After leaving the museum, I headed back to Proctor to find the locomotive that I somehow missed on my first pass through. As I came to the first red light, I could not see it yet but as I crested the hill I discovered why I did not see it the first time. It was right next to the Air Force Jet that is also on display next to the highway. Anyway, I stopped and got some pictures of the jet and the train and headed into Proctor to get some lunch. At the restaurant I found out that the engine and tender car for this locomotive was 127 feet long and the engine was the most powerful engine in the world at the time.
After eating I then head back onto US-2 to make a stop at the tourist information center to get some pictures of Duluth and the harbor.

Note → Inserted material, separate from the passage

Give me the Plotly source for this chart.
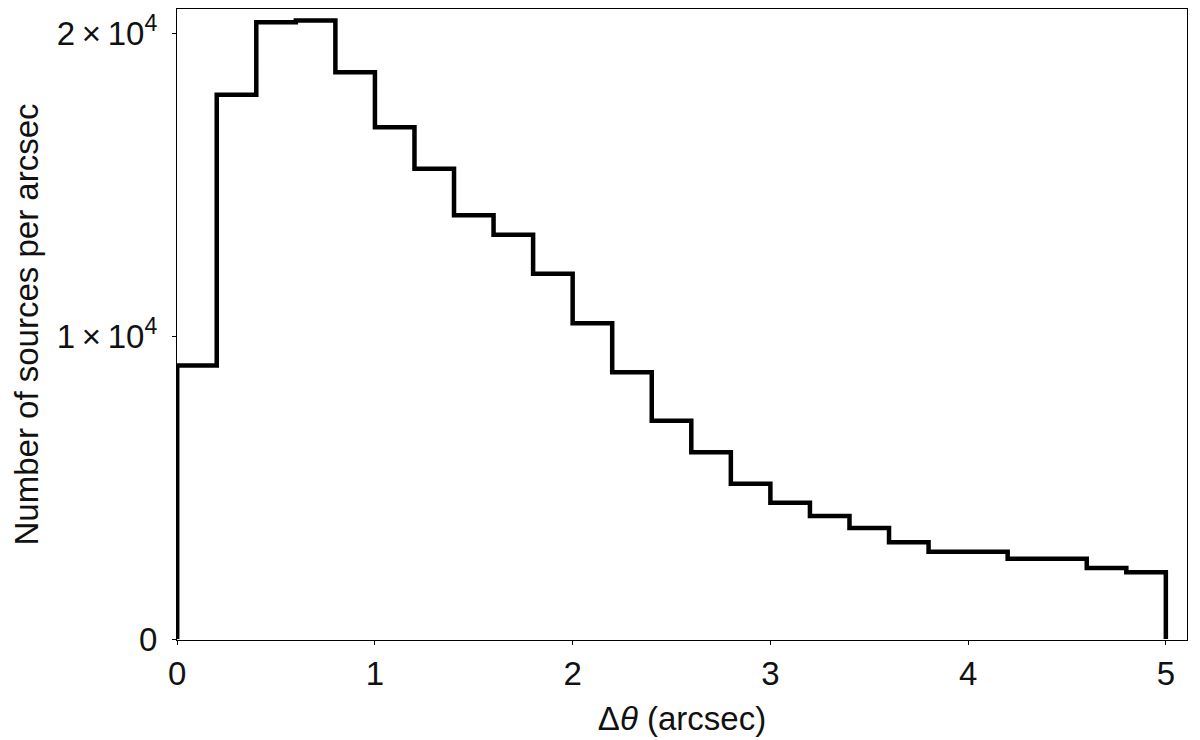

The view from that hill was breathtaking and I was extremely glad that I came back that way to see it and get some pictures. While I was there I met a nice couple from Boston who had been vacationing in Minnesota and were driving back through Upper Michigan, then Canada, and back to the US in the Thousand Island area on the St. Lawrence Seaway. In our discussion I discovered that he had actually been born in Ann Arbor, MI. They asked for my recommendation on what to see as they passed through the UP. I recommended Pictured Rocks and Tahquamenon Falls. They wrote both things down and said they would definitely stop at each.